Today I had been working in the theatre at the school with the lighting designer. I noticed how very minuscule details made a big difference in the emotion and feeling of a scene. I've studied music my whole life and understand the concept as applying to that, but with lighting it is challenging me to really use my eyes to determine and create beauty, when that never has been my strong suit. In music you hear it, and you feel it. My body responds to it. I dance, I sing, and I get chills. When I am somewhere in nature truly beautiful, for me, it's still not my eyes that capture it the best. Sound always hits me first. The silence of the woods, the trickle of a mountain stream, the roar of the ocean. Then the feel of it. Cold mountain air. It is crisp and you can physically feel how clean it is. Or, the stickiness of the sea breeze. The feel of the salt and sand sticking to your skin as the sun warms you, and in contrast the cool sand during the morning and night hours. Lastly, I can smell the beauty. The smell of ocean water brings me home. My favorite smell, though, is that of North eastern Georgia in the fall. That mountain air gets me every time.

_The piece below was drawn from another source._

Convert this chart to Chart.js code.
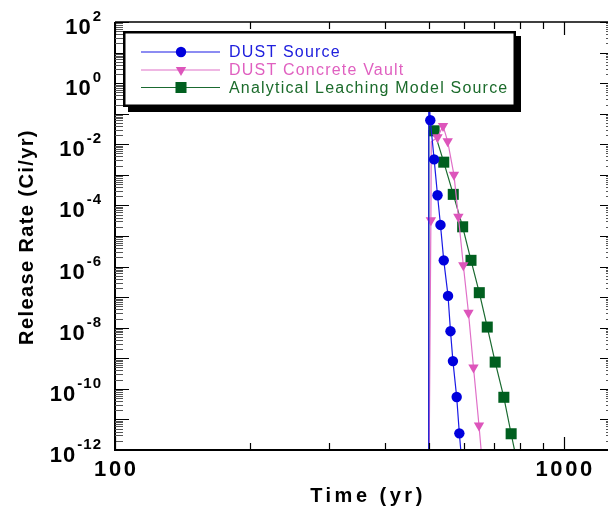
<!DOCTYPE html>
<html>
<head>
<meta charset="utf-8">
<script src="https://cdn.jsdelivr.net/npm/chart.js@4.4.1/dist/chart.umd.min.js"></script>
<style>
  html, body { margin: 0; padding: 0; background: #fff; overflow: hidden; width: 608px; height: 512px; }
  #wrap { position: relative; width: 614px; height: 512px; }
  canvas { display: block; }
</style>
</head>
<body>
<div id="wrap"><canvas id="chart" width="614" height="512"></canvas></div>
<script>
// Release rate histories (Ci/yr) after container failure at 500 yr.
const seriesNames = ['DUST Source', 'DUST Concrete Vault', 'Analytical Leaching Model Source'];

const dustSourceTime   = [500, 500, 504, 514, 523, 531, 540, 552, 559, 566, 577, 585, 594];
const dustSourceRate   = [1e-14, 0.5, 0.061, 3.2e-3, 2.15e-4, 2.3e-5, 1.6e-6, 1.1e-7, 7.7e-9, 8.1e-10, 5.4e-11, 3.5e-12, 2.5e-13];
const dustSourceMarker = [0, 0, 1, 1, 1, 1, 1, 1, 1, 1, 1, 1, 1];

const vaultTime   = [500, 505.5, 506.5, 523, 538, 551, 569, 582, 597, 613, 629, 647, 664];
const vaultRate   = [1e-14, 3.3e-5, 0.012, 0.017, 0.04, 0.0125, 1.0e-3, 4.3e-5, 1.1e-6, 3.1e-8, 5.0e-10, 6.3e-12, 8e-14];
const vaultMarker = [0, 1, 0, 1, 1, 1, 1, 1, 1, 1, 1, 1, 1];

const leachTime   = [500, 500, 514, 540, 567, 595, 621, 648, 675, 703, 735, 763, 793];
const leachRate   = [1e-14, 0.028, 0.0276, 2.6e-3, 2.3e-4, 2.0e-5, 1.6e-6, 1.4e-7, 1.05e-8, 7.5e-10, 5.3e-11, 3.4e-12, 2.2e-13];
const leachMarker = [0, 0, 1, 1, 1, 1, 1, 1, 1, 1, 1, 1, 1];

// Axis ranges and labelled ticks
const timeRange = [100, 1280];
const rateRange = [1e-12, 1e2];
const timeLabels = [100, 1000];
const timeMinorTicks = [200, 300, 400, 500, 600, 700, 800, 900];
const rateLabelExponents = [2, 0, -2, -4, -6, -8, -10, -12];

const FONT = '"Liberation Sans", Arial, Helvetica, sans-serif';

function toPoints(xs, ys) {
  return xs.map((x, i) => ({ x: x, y: ys[i] }));
}

const styles = [
  { line: '#1a1ae6', fill: '#0000dd', text: '#2020dd', shape: 'circle',   radius: 5.2, rotation: 0 },
  { line: '#e070c8', fill: '#dd55bb', text: '#e060c0', shape: 'triangle', radius: 6,   rotation: 180 },
  { line: '#1a6a30', fill: '#005f1f', text: '#1b6b2b', shape: 'rect',     radius: 7.8, rotation: 0 }
];
const markers = [dustSourceMarker, vaultMarker, leachMarker];

const datasets = [
  toPoints(dustSourceTime, dustSourceRate),
  toPoints(vaultTime, vaultRate),
  toPoints(leachTime, leachRate)
].map((data, k) => ({
  label: seriesNames[k],
  data: data,
  borderColor: styles[k].line,
  borderWidth: 1.2,
  backgroundColor: styles[k].fill,
  pointBackgroundColor: styles[k].fill,
  pointBorderColor: styles[k].fill,
  pointBorderWidth: 0,
  pointStyle: styles[k].shape,
  pointRotation: styles[k].rotation,
  pointRadius: ctx => markers[k][ctx.dataIndex] ? styles[k].radius : 0,
  pointHoverRadius: ctx => markers[k][ctx.dataIndex] ? styles[k].radius : 0,
  tension: 0,
  fill: false,
  clip: 0
}));

function drawMarker(ctx, style, x, y) {
  ctx.save();
  ctx.fillStyle = style.fill;
  ctx.beginPath();
  const r = style.radius;
  if (style.shape === 'circle') {
    ctx.arc(x, y, r, 0, Math.PI * 2);
  } else if (style.shape === 'rect') {
    const s = r * Math.SQRT1_2;
    ctx.rect(x - s, y - s, 2 * s, 2 * s);
  } else {
    // downward pointing triangle
    for (let i = 0; i < 3; i++) {
      const ang = Math.PI + i * 2 * Math.PI / 3;
      const px = x + Math.sin(ang) * r, py = y - Math.cos(ang) * r;
      if (i === 0) ctx.moveTo(px, py); else ctx.lineTo(px, py);
    }
    ctx.closePath();
  }
  ctx.fill();
  ctx.restore();
}

function spacedText(ctx, text, x, y, spacing) {
  ctx.letterSpacing = spacing + 'px';
  ctx.fillText(text, x, y);
  ctx.letterSpacing = '0px';
}

const framePlugin = {
  id: 'frame',
  afterDatasetsDraw(chart) {
    const ctx = chart.ctx;
    const xs = chart.scales.x, ys = chart.scales.y;
    const a = chart.chartArea;

    ctx.save();
    // frame lines
    ctx.strokeStyle = '#000';
    ctx.lineWidth = 2;
    ctx.beginPath();
    ctx.moveTo(a.left, a.top); ctx.lineTo(a.left, a.bottom); ctx.lineTo(a.right, a.bottom);
    ctx.stroke();
    ctx.lineWidth = 1.5;
    ctx.beginPath();
    ctx.moveTo(a.left, a.top); ctx.lineTo(a.right, a.top); ctx.lineTo(a.right, a.bottom);
    ctx.stroke();

    // rate axis ticks (left and right sides, pointing inward)
    for (let e = -12; e <= 2; e++) {
      const y = Math.round(ys.getPixelForValue(Math.pow(10, e))) + 0.5;
      ctx.strokeStyle = '#000';
      ctx.lineWidth = 1.2;
      ctx.beginPath();
      ctx.moveTo(a.left, y); ctx.lineTo(a.left + 14, y);
      ctx.moveTo(a.right, y); ctx.lineTo(a.right - 12, y);
      ctx.stroke();
      if (e < 2) {
        ctx.strokeStyle = '#555';
        ctx.lineWidth = 1;
        ctx.beginPath();
        for (let m = 2; m <= 9; m++) {
          const ym = Math.round(ys.getPixelForValue(m * Math.pow(10, e))) + 0.5;
          ctx.moveTo(a.left, ym); ctx.lineTo(a.left + 8, ym);
          ctx.moveTo(a.right, ym); ctx.lineTo(a.right - 6, ym);
        }
        ctx.stroke();
      }
    }

    // time axis ticks (bottom and top, pointing inward)
    ctx.strokeStyle = '#000';
    ctx.lineWidth = 1.2;
    ctx.beginPath();
    timeMinorTicks.forEach(t => {
      const x = Math.round(xs.getPixelForValue(t)) + 0.5;
      ctx.moveTo(x, a.bottom); ctx.lineTo(x, a.bottom - 7);
      ctx.moveTo(x, a.top); ctx.lineTo(x, a.top + 7);
    });
    timeLabels.forEach(t => {
      const x = Math.round(xs.getPixelForValue(t)) + 0.5;
      ctx.moveTo(x, a.bottom); ctx.lineTo(x, a.bottom - 13);
      ctx.moveTo(x, a.top); ctx.lineTo(x, a.top + 13);
    });
    ctx.stroke();

    // legend box with drop shadow
    const bx = 123, by = 31, bw = 393, bh = 76;
    ctx.fillStyle = '#000';
    ctx.fillRect(bx + 5, by + 5, bw, bh);
    ctx.fillStyle = '#fff';
    ctx.fillRect(bx, by, bw, bh);
    ctx.strokeStyle = '#000';
    ctx.lineWidth = 2.5;
    ctx.strokeRect(bx + 1.25, by + 1.25, bw - 2.5, bh - 2.5);

    const rows = [52, 70, 87.5];
    chart.data.datasets.forEach((ds, k) => {
      const y = rows[k];
      ctx.strokeStyle = styles[k].line;
      ctx.lineWidth = 1.2;
      ctx.beginPath();
      ctx.moveTo(141, y); ctx.lineTo(220, y);
      ctx.stroke();
      drawMarker(ctx, styles[k], 181, y);
      ctx.fillStyle = styles[k].text;
      ctx.font = '16px ' + FONT;
      ctx.textAlign = 'left';
      ctx.textBaseline = 'middle';
      spacedText(ctx, ds.label, 229, y + 1, 1.2);
    });

    // rate tick labels: 10 with superscript exponent
    ctx.fillStyle = '#000';
    ctx.textAlign = 'right';
    ctx.textBaseline = 'alphabetic';
    rateLabelExponents.forEach(e => {
      const y = ys.getPixelForValue(Math.pow(10, e));
      const ex = String(e);
      ctx.font = 'bold 15px ' + FONT;
      ctx.letterSpacing = '1px';
      const ew = ctx.measureText(ex).width;
      ctx.fillText(ex, 102, y - 1);
      ctx.font = 'bold 22px ' + FONT;
      spacedText(ctx, '10', 102 - ew - 1, y + 12, 1);
    });

    // time tick labels
    ctx.font = 'bold 22px ' + FONT;
    ctx.textAlign = 'center';
    timeLabels.forEach(t => {
      const x = xs.getPixelForValue(t);
      spacedText(ctx, String(t), x + 1.3, 476, 2.6);
    });

    // axis titles
    ctx.font = 'bold 20px ' + FONT;
    ctx.textAlign = 'center';
    spacedText(ctx, 'Time (yr)', 368, 502, 3.5);

    ctx.save();
    ctx.translate(32.5, 237);
    ctx.rotate(-Math.PI / 2);
    spacedText(ctx, 'Release Rate (Ci/yr)', 0, 0, 1.4);
    ctx.restore();

    ctx.restore();
  }
};

new Chart(document.getElementById('chart'), {
  type: 'line',
  data: { datasets: datasets },
  options: {
    responsive: false,
    maintainAspectRatio: false,
    animation: false,
    devicePixelRatio: 1,
    events: [],
    layout: { autoPadding: false, padding: { left: 0, top: 22, right: 2, bottom: 0 } },
    plugins: { legend: { display: false }, tooltip: { enabled: false }, title: { display: false } },
    scales: {
      x: {
        type: 'logarithmic',
        min: timeRange[0], max: timeRange[1],
        grid: { display: false }, border: { display: false },
        ticks: { display: false },
        afterFit: s => { s.height = 62; }
      },
      y: {
        type: 'logarithmic',
        min: rateRange[0], max: rateRange[1],
        grid: { display: false }, border: { display: false },
        ticks: { display: false },
        afterFit: s => { s.width = 115; }
      }
    }
  },
  plugins: [framePlugin]
});
</script>
</body>
</html>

All of these senses have always outweighed sight. Sight can be captured in a photo, but no one would ever understand the beauty of the moment without having been there to hear it, feel it, and smell it. How do you compare the beauty of an autumn leaf to the feeling of rushing down a waterfall as if it were a slide? I have found it incredibly hard to really capture the color and texture and shading with light. I have a new respect for the people that do it for a living.